***** Supplied data

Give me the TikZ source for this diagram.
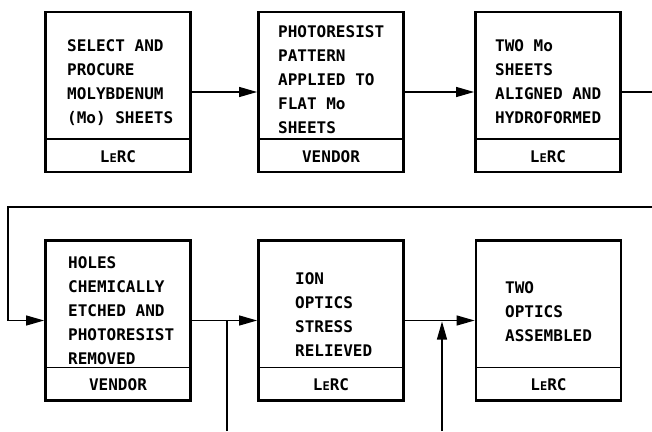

**********
***** Supplied data

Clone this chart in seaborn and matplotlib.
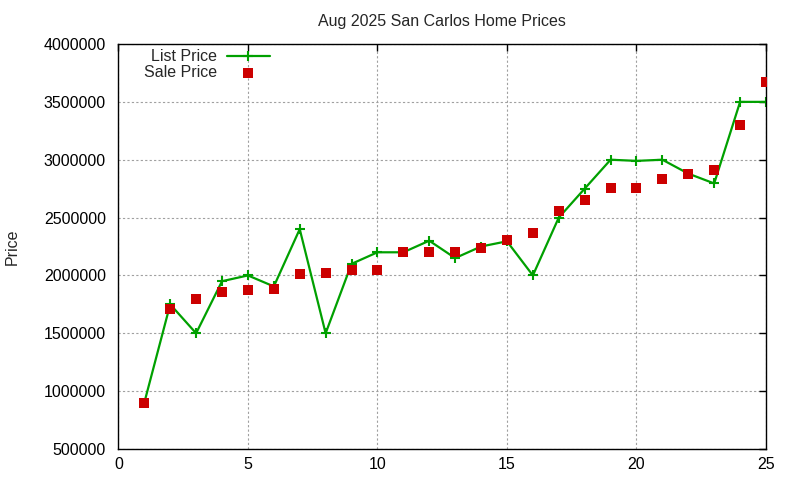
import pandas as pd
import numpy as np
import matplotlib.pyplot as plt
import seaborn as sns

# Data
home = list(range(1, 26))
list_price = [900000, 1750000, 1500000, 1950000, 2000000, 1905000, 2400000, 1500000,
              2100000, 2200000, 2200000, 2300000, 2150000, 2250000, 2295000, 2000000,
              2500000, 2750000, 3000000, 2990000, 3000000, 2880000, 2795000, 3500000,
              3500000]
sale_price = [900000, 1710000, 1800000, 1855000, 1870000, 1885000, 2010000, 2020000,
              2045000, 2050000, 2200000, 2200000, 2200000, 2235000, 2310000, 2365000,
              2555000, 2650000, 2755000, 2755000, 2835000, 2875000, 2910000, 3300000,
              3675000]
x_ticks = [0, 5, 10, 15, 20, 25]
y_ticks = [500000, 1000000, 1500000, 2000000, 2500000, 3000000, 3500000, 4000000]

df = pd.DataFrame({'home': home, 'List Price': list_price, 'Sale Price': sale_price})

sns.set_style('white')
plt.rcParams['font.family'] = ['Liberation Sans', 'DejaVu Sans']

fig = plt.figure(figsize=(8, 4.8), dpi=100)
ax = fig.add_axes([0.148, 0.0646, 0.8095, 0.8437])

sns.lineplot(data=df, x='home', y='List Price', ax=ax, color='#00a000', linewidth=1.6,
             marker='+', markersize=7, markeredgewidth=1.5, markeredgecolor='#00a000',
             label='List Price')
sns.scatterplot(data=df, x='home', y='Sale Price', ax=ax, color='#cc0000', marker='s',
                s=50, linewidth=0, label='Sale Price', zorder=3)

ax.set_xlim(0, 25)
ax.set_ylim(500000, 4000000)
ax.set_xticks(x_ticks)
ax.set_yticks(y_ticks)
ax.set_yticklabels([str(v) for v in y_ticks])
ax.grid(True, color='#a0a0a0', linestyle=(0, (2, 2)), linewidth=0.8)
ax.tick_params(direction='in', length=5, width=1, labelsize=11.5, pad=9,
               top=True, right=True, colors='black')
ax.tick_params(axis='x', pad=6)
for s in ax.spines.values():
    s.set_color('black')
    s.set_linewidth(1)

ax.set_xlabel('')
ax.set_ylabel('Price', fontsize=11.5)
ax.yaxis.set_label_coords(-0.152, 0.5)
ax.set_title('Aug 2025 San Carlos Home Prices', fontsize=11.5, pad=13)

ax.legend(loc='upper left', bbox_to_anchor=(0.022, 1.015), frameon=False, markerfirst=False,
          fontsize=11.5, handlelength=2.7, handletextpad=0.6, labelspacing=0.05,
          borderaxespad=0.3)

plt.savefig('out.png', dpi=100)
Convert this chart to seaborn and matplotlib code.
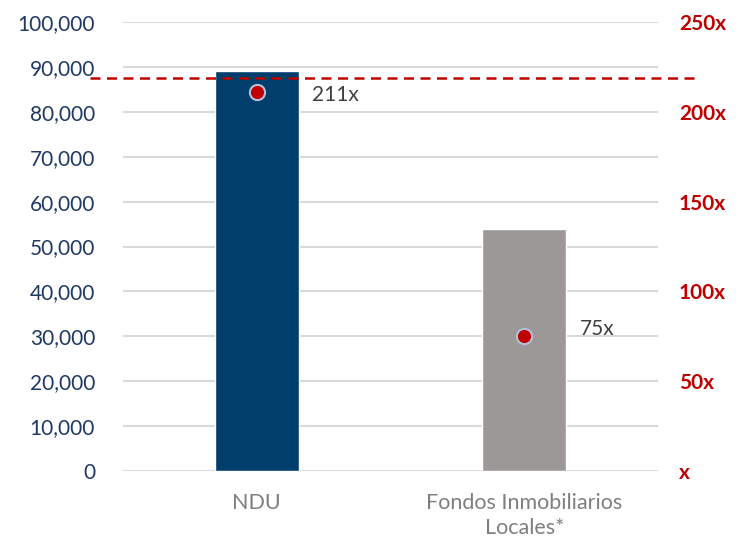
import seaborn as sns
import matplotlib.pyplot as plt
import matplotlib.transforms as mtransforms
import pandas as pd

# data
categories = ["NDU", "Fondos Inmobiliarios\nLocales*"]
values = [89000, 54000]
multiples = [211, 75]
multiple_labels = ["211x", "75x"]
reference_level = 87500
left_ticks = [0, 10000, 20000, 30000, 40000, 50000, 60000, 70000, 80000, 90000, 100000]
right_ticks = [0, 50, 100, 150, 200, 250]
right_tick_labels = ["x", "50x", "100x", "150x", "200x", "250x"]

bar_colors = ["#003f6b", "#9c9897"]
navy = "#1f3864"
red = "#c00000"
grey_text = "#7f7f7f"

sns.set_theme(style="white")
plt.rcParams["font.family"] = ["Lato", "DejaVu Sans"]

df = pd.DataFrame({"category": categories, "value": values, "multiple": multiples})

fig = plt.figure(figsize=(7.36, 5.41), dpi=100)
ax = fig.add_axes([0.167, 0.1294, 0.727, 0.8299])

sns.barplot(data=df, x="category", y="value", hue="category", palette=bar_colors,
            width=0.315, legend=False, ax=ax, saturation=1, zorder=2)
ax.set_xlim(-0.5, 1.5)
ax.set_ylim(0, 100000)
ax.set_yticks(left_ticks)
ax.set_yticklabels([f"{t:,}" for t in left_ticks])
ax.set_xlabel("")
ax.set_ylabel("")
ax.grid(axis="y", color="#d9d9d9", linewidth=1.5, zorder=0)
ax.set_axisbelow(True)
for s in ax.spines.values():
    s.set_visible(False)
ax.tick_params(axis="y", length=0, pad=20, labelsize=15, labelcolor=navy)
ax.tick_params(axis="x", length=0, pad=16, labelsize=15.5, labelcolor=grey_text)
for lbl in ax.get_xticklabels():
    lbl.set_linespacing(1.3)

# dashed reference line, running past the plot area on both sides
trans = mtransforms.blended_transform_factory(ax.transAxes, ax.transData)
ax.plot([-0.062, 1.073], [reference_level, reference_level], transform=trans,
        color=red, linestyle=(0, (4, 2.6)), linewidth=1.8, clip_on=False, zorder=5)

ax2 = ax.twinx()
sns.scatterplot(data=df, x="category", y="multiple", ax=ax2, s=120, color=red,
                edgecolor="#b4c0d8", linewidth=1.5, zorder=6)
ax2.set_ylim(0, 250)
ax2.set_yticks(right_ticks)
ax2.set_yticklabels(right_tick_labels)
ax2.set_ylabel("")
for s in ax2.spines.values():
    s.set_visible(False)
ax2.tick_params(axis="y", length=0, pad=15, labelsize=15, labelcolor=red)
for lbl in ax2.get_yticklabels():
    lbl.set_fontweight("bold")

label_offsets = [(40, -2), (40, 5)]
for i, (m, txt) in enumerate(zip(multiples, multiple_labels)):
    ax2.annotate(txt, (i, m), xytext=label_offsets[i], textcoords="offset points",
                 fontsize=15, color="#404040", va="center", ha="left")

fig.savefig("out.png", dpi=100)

**********

Go up to the line with "Convert this chart" and retype exactly from there through the line with "ax = fig.add_axes([0.167, 0.1294, 0.727, 0.8299])". Leave out pictures.

Convert this chart to seaborn and matplotlib code.
import seaborn as sns
import matplotlib.pyplot as plt
import matplotlib.transforms as mtransforms
import pandas as pd

# data
categories = ["NDU", "Fondos Inmobiliarios\nLocales*"]
values = [89000, 54000]
multiples = [211, 75]
multiple_labels = ["211x", "75x"]
reference_level = 87500
left_ticks = [0, 10000, 20000, 30000, 40000, 50000, 60000, 70000, 80000, 90000, 100000]
right_ticks = [0, 50, 100, 150, 200, 250]
right_tick_labels = ["x", "50x", "100x", "150x", "200x", "250x"]

bar_colors = ["#003f6b", "#9c9897"]
navy = "#1f3864"
red = "#c00000"
grey_text = "#7f7f7f"

sns.set_theme(style="white")
plt.rcParams["font.family"] = ["Lato", "DejaVu Sans"]

df = pd.DataFrame({"category": categories, "value": values, "multiple": multiples})

fig = plt.figure(figsize=(7.36, 5.41), dpi=100)
ax = fig.add_axes([0.167, 0.1294, 0.727, 0.8299])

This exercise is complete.